After the Supreme Court decision earlier this month, I am struck once again with the realization that many people who are removed from HIV in their own lives have very little understanding about just how difficult it can be to disclose your status to someone when you don’t know how they might react. I have often found it difficult or scary to disclose my status, and I’m an educated white man with a job that I wouldn’t lose because of my HIV. But even perched atop all of my privileges, I can see clearly how much more difficult disclosure is for someone who doesn’t have the advantages I do.

Number one on the list of immediate possibilities is rejection. Don’t get me wrong: I’m not saying that anyone ought to be obliged to enter into a relationship or a sexual activity with which he or she is not comfortable, but there are many ways to express the discomfort. Some are clearly more considerate than others. String together a series of nasty rejections coupled with a lack of interest in learning or understanding and even the most stalwart of people might be excused for drawing the conclusion that disclosure is not such a good idea.

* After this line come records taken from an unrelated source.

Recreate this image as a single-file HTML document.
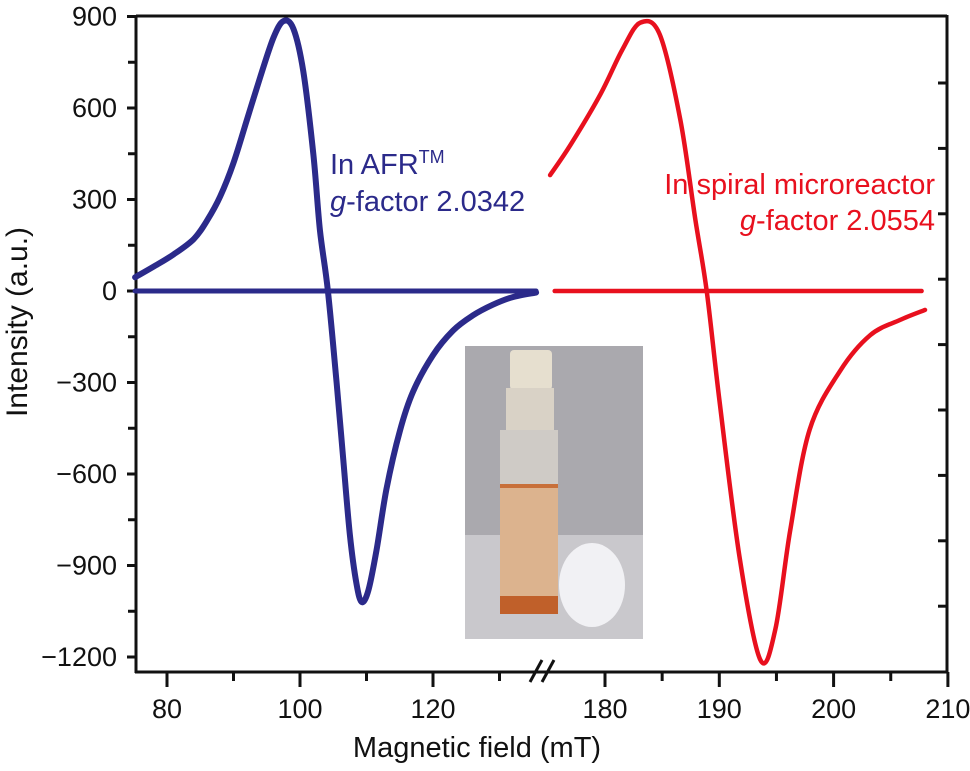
<!DOCTYPE html>
<html><head><meta charset="utf-8"><style>
body{margin:0;background:#fff;}
svg text{font-family:"Liberation Sans",Arial,sans-serif;}
</style></head><body>
<svg id="chart" width="970" height="766" viewBox="0 0 970 766" xmlns="http://www.w3.org/2000/svg">
<g id="inset">
<rect x="465" y="346" width="178" height="293" fill="#aaa9ae"/>
<rect x="465" y="535" width="178" height="104" fill="#c9c8cc"/>
<rect x="510" y="350" width="42" height="40" rx="4" fill="#e6dfcf"/>
<rect x="506" y="388" width="48" height="48" fill="#d9d2c6"/>
<rect x="500" y="430" width="58" height="55" fill="#cfcbc6"/>
<rect x="500" y="485" width="58" height="125" fill="#dcb38e"/>
<rect x="500" y="484" width="58" height="4" fill="#c8703a"/>
<rect x="500" y="596" width="58" height="18" fill="#c0602a"/>
<ellipse cx="592" cy="585" rx="33" ry="42" fill="#f1f1f4"/>
</g>
<g id="axes" stroke="#111" stroke-width="3" fill="none">
<line x1="136" y1="16" x2="947" y2="16"/>
<line x1="136" y1="15" x2="136" y2="673"/>
<line x1="947" y1="15" x2="947" y2="673"/>
<line x1="135" y1="672" x2="948" y2="672"/>
<line x1="530" y1="682" x2="542" y2="660"/>
<line x1="542" y1="682" x2="554" y2="660"/>
</g>
<g id="ticks" stroke="#111" stroke-width="3"></g>
<g id="lbls" font-size="27" fill="#111"></g>
<g id="series"></g>
<text transform="translate(27,322) rotate(-90)" text-anchor="middle" font-size="30" fill="#111">Intensity (a.u.)</text>
<text x="477" y="757" text-anchor="middle" font-size="29" fill="#111">Magnetic field (mT)</text>
<text x="330" y="174" font-size="29" fill="#2b2a8a">In AFR<tspan dy="-11" font-size="18">TM</tspan></text>
<text x="330" y="211" font-size="29" fill="#2b2a8a"><tspan font-style="italic">g</tspan>-factor 2.0342</text>
<text x="935" y="194" text-anchor="end" font-size="29" fill="#e8101e">In spiral microreactor</text>
<text x="935" y="230" text-anchor="end" font-size="29" fill="#e8101e"><tspan font-style="italic">g</tspan>-factor 2.0554</text>
</svg>
<script>
const yTicks=[900,600,300,0,-300,-600,-900,-1200];
const xTicksLeft=[80,100,120];
const xMinorLeft=[90,110,130];
const xTicksRight=[180,190,200,210];
const xMinorRight=[185,195,205];
const blueX=[75.2,78,81,84,86,88,90,92,94,96,97.5,99,100.5,102,103,104.2,105.5,106.5,107.5,108.5,109.3,110.3,111.5,113,115,117,120,123,126,129,132,135.5];
const blueY=[45,80,120,170,230,310,420,560,700,830,885,860,720,450,200,0,-300,-550,-800,-960,-1020,-980,-850,-650,-460,-330,-210,-130,-80,-45,-20,-5];
const redX=[175.2,177,179.6,181.5,183.1,184.8,186.6,187.9,188.9,190,191.8,193.6,194.9,196.2,197.9,200.6,203.2,205.8,208];
const redY=[380,480,645,790,880,840,560,235,0,-355,-880,-1210,-1110,-785,-455,-260,-145,-95,-62];
const baseBlue=[75.2,135.5];
const baseRed=[175.6,207.7];
const yS=v=>291-(v/300)*91.5;
const xL=v=>300+(v-100)*6.65;
const xR=v=>605+(v-180)*11.43;
const NS="http://www.w3.org/2000/svg";
function mk(tag,parent,attrs){const e=document.createElementNS(NS,tag);for(const k in attrs)e.setAttribute(k,attrs[k]);parent.appendChild(e);return e;}
const tg=document.getElementById('ticks'),lg=document.getElementById('lbls'),sg=document.getElementById('series');
yTicks.forEach(v=>{const y=yS(v);
 const t=mk('line',tg,{x1:127,y1:y,x2:136,y2:y});
 
 
 const l=mk('text',lg,{x:117,y:y+9,'text-anchor':'end'});l.textContent=v<0?'\u2212'+Math.abs(v):v;
 
 
 const m=mk('line',tg,{x1:136,y1:y+45.75,x2:128,y2:y+45.75});
 if(v===-1200)m.remove();
 
 
});
for(let y=83;y<660;y+=65.4){const t=mk('line',tg,{x1:938,y1:y,x2:947,y2:y});
 
 }
function xt(vals,f,major){vals.forEach(v=>{const x=f(v);
 const t=mk('line',tg,{x1:x,y1:672,x2:x,y2:major?687:681});
 
 
 if(major){const l=mk('text',lg,{x:x,y:718,'text-anchor':'middle'});l.textContent=v;
 
 }});}
xt(xTicksLeft,xL,true);xt(xMinorLeft,xL,false);xt(xTicksRight,xR,true);xt(xMinorRight,xR,false);
function line(xs,ys,f,color,name,w){
 const P=xs.map((x,i)=>[f(x),yS(ys[i])]);
 let d='M'+P[0][0].toFixed(1)+','+P[0][1].toFixed(1);
 for(let i=0;i<P.length-1;i++){const p0=P[i-1]||P[i],p1=P[i],p2=P[i+1],p3=P[i+2]||p2;
  const c1=[p1[0]+(p2[0]-p0[0])/6,p1[1]+(p2[1]-p0[1])/6],c2=[p2[0]-(p3[0]-p1[0])/6,p2[1]-(p3[1]-p1[1])/6];
  d+=' C'+c1.map(n=>n.toFixed(1))+' '+c2.map(n=>n.toFixed(1))+' '+p2.map(n=>n.toFixed(1));}
 const p=mk('path',sg,{d:d,fill:'none',stroke:color,'stroke-width':w,'stroke-linejoin':'round','stroke-linecap':'round'});
 
 }
line(baseBlue,[0,0],xL,'#2b2a8a','afr-baseline',5);
line(baseRed,[0,0],xR,'#e8101e','spiral-baseline',4.5);
line(blueX,blueY,xL,'#2b2a8a','afr-epr-curve',6);
line(redX,redY,xR,'#e8101e','spiral-epr-curve',4.5);
</script>
</body></html>
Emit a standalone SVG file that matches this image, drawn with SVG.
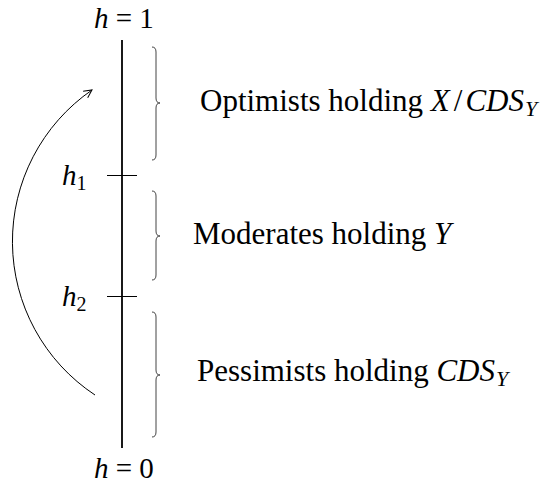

What could you be risking by telling a relative stranger about your HIV status? How about the right to determine who else will have that information? If I tell you my status and your reject me on the spot, how will you react when next you see me talking to one of your friends? Finger-pointing, whispering and avoidance will tell me that you have taken it upon yourself to tell others the secret that I was open enough to disclose to you. Oh yes, there are laws that would protect me from the invasion of my privacy that you are committing in speaking to others about my status, but these are not enforced with the weight of all the apparatus of the state like the criminal law is. It is up to me to have the resources, the knowledge and above all the courage to pursue the respect of my rights that you would have violated. Not very evident, especially when I might be risking going very public with my status in the judicial process of trying to have my privacy respected.